— Data segment —
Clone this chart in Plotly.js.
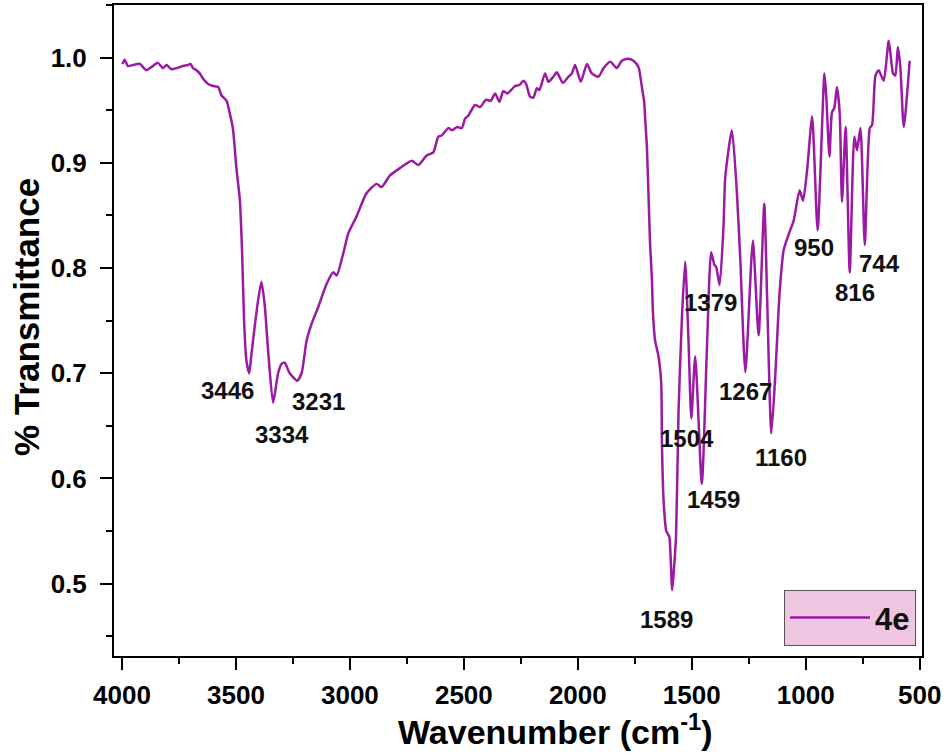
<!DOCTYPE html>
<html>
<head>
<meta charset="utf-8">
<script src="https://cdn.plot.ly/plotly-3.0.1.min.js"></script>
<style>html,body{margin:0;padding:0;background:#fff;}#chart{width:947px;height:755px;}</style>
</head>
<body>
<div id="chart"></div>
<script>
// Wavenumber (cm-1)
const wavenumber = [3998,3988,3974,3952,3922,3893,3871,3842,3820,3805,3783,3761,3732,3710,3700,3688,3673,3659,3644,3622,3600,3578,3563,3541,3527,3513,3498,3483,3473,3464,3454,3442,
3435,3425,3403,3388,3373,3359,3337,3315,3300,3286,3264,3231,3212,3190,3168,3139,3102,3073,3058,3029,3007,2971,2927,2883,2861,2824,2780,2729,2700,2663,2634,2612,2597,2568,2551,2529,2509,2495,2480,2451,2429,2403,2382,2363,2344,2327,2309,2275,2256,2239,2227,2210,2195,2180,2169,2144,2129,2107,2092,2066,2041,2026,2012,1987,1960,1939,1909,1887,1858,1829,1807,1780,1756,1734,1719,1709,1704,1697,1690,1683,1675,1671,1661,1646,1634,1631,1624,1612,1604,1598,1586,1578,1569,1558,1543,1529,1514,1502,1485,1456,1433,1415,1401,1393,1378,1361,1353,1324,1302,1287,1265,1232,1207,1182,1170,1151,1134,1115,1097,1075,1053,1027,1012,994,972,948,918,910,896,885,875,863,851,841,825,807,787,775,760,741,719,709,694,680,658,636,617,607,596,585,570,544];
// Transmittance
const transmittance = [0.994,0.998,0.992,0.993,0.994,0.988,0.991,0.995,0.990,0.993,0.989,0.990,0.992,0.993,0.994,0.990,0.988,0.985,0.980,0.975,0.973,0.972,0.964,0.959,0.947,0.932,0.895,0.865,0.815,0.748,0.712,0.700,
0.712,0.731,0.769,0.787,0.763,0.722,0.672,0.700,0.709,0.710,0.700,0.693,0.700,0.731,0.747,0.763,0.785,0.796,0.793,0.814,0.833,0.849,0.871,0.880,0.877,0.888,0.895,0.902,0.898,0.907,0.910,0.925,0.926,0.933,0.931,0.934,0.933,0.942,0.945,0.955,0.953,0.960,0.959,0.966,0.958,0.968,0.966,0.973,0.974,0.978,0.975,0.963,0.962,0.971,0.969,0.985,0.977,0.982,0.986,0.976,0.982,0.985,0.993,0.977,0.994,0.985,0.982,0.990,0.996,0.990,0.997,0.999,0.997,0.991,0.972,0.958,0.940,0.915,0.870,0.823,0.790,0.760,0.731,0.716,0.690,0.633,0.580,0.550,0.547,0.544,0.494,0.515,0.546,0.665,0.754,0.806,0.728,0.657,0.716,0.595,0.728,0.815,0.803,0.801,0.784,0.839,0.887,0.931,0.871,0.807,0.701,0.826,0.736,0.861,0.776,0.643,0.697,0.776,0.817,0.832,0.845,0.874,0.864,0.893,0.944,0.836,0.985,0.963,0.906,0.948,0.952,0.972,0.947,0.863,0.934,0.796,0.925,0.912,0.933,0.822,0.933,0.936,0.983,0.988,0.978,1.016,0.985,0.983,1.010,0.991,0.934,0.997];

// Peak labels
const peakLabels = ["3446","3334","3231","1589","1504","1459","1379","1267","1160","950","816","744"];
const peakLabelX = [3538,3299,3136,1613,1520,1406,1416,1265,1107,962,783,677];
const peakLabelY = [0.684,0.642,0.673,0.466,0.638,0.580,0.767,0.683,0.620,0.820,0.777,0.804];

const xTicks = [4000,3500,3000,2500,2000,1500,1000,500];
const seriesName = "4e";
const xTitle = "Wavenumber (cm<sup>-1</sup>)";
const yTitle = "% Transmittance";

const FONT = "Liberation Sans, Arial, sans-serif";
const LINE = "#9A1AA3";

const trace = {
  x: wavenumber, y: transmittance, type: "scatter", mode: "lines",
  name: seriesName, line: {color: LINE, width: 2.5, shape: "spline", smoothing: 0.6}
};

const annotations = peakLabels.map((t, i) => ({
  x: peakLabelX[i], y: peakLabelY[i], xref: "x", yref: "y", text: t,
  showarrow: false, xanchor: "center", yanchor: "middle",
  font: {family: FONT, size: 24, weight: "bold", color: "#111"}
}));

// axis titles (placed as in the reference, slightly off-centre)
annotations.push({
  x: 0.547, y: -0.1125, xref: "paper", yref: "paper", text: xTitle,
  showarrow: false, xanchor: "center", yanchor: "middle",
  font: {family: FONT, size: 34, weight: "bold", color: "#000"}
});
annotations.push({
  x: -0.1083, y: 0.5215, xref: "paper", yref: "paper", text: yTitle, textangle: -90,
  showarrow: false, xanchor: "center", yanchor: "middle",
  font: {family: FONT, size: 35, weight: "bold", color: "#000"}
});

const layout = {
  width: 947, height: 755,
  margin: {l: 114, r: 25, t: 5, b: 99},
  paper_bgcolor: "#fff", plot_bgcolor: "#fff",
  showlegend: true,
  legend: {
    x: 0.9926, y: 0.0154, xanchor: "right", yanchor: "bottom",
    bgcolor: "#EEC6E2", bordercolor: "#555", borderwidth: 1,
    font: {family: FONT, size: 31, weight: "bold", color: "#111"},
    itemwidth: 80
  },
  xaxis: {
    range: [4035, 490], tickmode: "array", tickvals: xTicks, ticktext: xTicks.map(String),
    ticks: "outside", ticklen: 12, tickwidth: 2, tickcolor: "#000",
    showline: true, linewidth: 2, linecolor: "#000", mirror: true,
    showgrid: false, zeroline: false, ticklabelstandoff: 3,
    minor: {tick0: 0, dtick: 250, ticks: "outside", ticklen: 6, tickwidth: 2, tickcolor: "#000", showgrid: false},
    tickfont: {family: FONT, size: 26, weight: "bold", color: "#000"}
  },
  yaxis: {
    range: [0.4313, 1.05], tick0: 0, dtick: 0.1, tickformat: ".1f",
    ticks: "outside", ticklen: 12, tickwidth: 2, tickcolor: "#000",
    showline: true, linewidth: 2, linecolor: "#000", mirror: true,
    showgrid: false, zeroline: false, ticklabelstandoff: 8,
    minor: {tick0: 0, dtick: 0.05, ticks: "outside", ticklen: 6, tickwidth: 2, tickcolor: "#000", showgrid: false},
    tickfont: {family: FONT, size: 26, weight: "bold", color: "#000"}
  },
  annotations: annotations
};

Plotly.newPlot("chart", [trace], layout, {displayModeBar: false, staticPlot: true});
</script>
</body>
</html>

— Task prompt —
Restate the whole listing above exactly, except for its images.

— Reply —
Clone this chart in Plotly.js.
<!DOCTYPE html>
<html>
<head>
<meta charset="utf-8">
<script src="https://cdn.plot.ly/plotly-3.0.1.min.js"></script>
<style>html,body{margin:0;padding:0;background:#fff;}#chart{width:947px;height:755px;}</style>
</head>
<body>
<div id="chart"></div>
<script>
// Wavenumber (cm-1)
const wavenumber = [3998,3988,3974,3952,3922,3893,3871,3842,3820,3805,3783,3761,3732,3710,3700,3688,3673,3659,3644,3622,3600,3578,3563,3541,3527,3513,3498,3483,3473,3464,3454,3442,
3435,3425,3403,3388,3373,3359,3337,3315,3300,3286,3264,3231,3212,3190,3168,3139,3102,3073,3058,3029,3007,2971,2927,2883,2861,2824,2780,2729,2700,2663,2634,2612,2597,2568,2551,2529,2509,2495,2480,2451,2429,2403,2382,2363,2344,2327,2309,2275,2256,2239,2227,2210,2195,2180,2169,2144,2129,2107,2092,2066,2041,2026,2012,1987,1960,1939,1909,1887,1858,1829,1807,1780,1756,1734,1719,1709,1704,1697,1690,1683,1675,1671,1661,1646,1634,1631,1624,1612,1604,1598,1586,1578,1569,1558,1543,1529,1514,1502,1485,1456,1433,1415,1401,1393,1378,1361,1353,1324,1302,1287,1265,1232,1207,1182,1170,1151,1134,1115,1097,1075,1053,1027,1012,994,972,948,918,910,896,885,875,863,851,841,825,807,787,775,760,741,719,709,694,680,658,636,617,607,596,585,570,544];
// Transmittance
const transmittance = [0.994,0.998,0.992,0.993,0.994,0.988,0.991,0.995,0.990,0.993,0.989,0.990,0.992,0.993,0.994,0.990,0.988,0.985,0.980,0.975,0.973,0.972,0.964,0.959,0.947,0.932,0.895,0.865,0.815,0.748,0.712,0.700,
0.712,0.731,0.769,0.787,0.763,0.722,0.672,0.700,0.709,0.710,0.700,0.693,0.700,0.731,0.747,0.763,0.785,0.796,0.793,0.814,0.833,0.849,0.871,0.880,0.877,0.888,0.895,0.902,0.898,0.907,0.910,0.925,0.926,0.933,0.931,0.934,0.933,0.942,0.945,0.955,0.953,0.960,0.959,0.966,0.958,0.968,0.966,0.973,0.974,0.978,0.975,0.963,0.962,0.971,0.969,0.985,0.977,0.982,0.986,0.976,0.982,0.985,0.993,0.977,0.994,0.985,0.982,0.990,0.996,0.990,0.997,0.999,0.997,0.991,0.972,0.958,0.940,0.915,0.870,0.823,0.790,0.760,0.731,0.716,0.690,0.633,0.580,0.550,0.547,0.544,0.494,0.515,0.546,0.665,0.754,0.806,0.728,0.657,0.716,0.595,0.728,0.815,0.803,0.801,0.784,0.839,0.887,0.931,0.871,0.807,0.701,0.826,0.736,0.861,0.776,0.643,0.697,0.776,0.817,0.832,0.845,0.874,0.864,0.893,0.944,0.836,0.985,0.963,0.906,0.948,0.952,0.972,0.947,0.863,0.934,0.796,0.925,0.912,0.933,0.822,0.933,0.936,0.983,0.988,0.978,1.016,0.985,0.983,1.010,0.991,0.934,0.997];

// Peak labels
const peakLabels = ["3446","3334","3231","1589","1504","1459","1379","1267","1160","950","816","744"];
const peakLabelX = [3538,3299,3136,1613,1520,1406,1416,1265,1107,962,783,677];
const peakLabelY = [0.684,0.642,0.673,0.466,0.638,0.580,0.767,0.683,0.620,0.820,0.777,0.804];

const xTicks = [4000,3500,3000,2500,2000,1500,1000,500];
const seriesName = "4e";
const xTitle = "Wavenumber (cm<sup>-1</sup>)";
const yTitle = "% Transmittance";

const FONT = "Liberation Sans, Arial, sans-serif";
const LINE = "#9A1AA3";

const trace = {
  x: wavenumber, y: transmittance, type: "scatter", mode: "lines",
  name: seriesName, line: {color: LINE, width: 2.5, shape: "spline", smoothing: 0.6}
};

const annotations = peakLabels.map((t, i) => ({
  x: peakLabelX[i], y: peakLabelY[i], xref: "x", yref: "y", text: t,
  showarrow: false, xanchor: "center", yanchor: "middle",
  font: {family: FONT, size: 24, weight: "bold", color: "#111"}
}));

// axis titles (placed as in the reference, slightly off-centre)
annotations.push({
  x: 0.547, y: -0.1125, xref: "paper", yref: "paper", text: xTitle,
  showarrow: false, xanchor: "center", yanchor: "middle",
  font: {family: FONT, size: 34, weight: "bold", color: "#000"}
});
annotations.push({
  x: -0.1083, y: 0.5215, xref: "paper", yref: "paper", text: yTitle, textangle: -90,
  showarrow: false, xanchor: "center", yanchor: "middle",
  font: {family: FONT, size: 35, weight: "bold", color: "#000"}
});

const layout = {
  width: 947, height: 755,
  margin: {l: 114, r: 25, t: 5, b: 99},
  paper_bgcolor: "#fff", plot_bgcolor: "#fff",
  showlegend: true,
  legend: {
    x: 0.9926, y: 0.0154, xanchor: "right", yanchor: "bottom",
    bgcolor: "#EEC6E2", bordercolor: "#555", borderwidth: 1,
    font: {family: FONT, size: 31, weight: "bold", color: "#111"},
    itemwidth: 80
  },
  xaxis: {
    range: [4035, 490], tickmode: "array", tickvals: xTicks, ticktext: xTicks.map(String),
    ticks: "outside", ticklen: 12, tickwidth: 2, tickcolor: "#000",
    showline: true, linewidth: 2, linecolor: "#000", mirror: true,
    showgrid: false, zeroline: false, ticklabelstandoff: 3,
    minor: {tick0: 0, dtick: 250, ticks: "outside", ticklen: 6, tickwidth: 2, tickcolor: "#000", showgrid: false},
    tickfont: {family: FONT, size: 26, weight: "bold", color: "#000"}
  },
  yaxis: {
    range: [0.4313, 1.05], tick0: 0, dtick: 0.1, tickformat: ".1f",
    ticks: "outside", ticklen: 12, tickwidth: 2, tickcolor: "#000",
    showline: true, linewidth: 2, linecolor: "#000", mirror: true,
    showgrid: false, zeroline: false, ticklabelstandoff: 8,
    minor: {tick0: 0, dtick: 0.05, ticks: "outside", ticklen: 6, tickwidth: 2, tickcolor: "#000", showgrid: false},
    tickfont: {family: FONT, size: 26, weight: "bold", color: "#000"}
  },
  annotations: annotations
};

Plotly.newPlot("chart", [trace], layout, {displayModeBar: false, staticPlot: true});
</script>
</body>
</html>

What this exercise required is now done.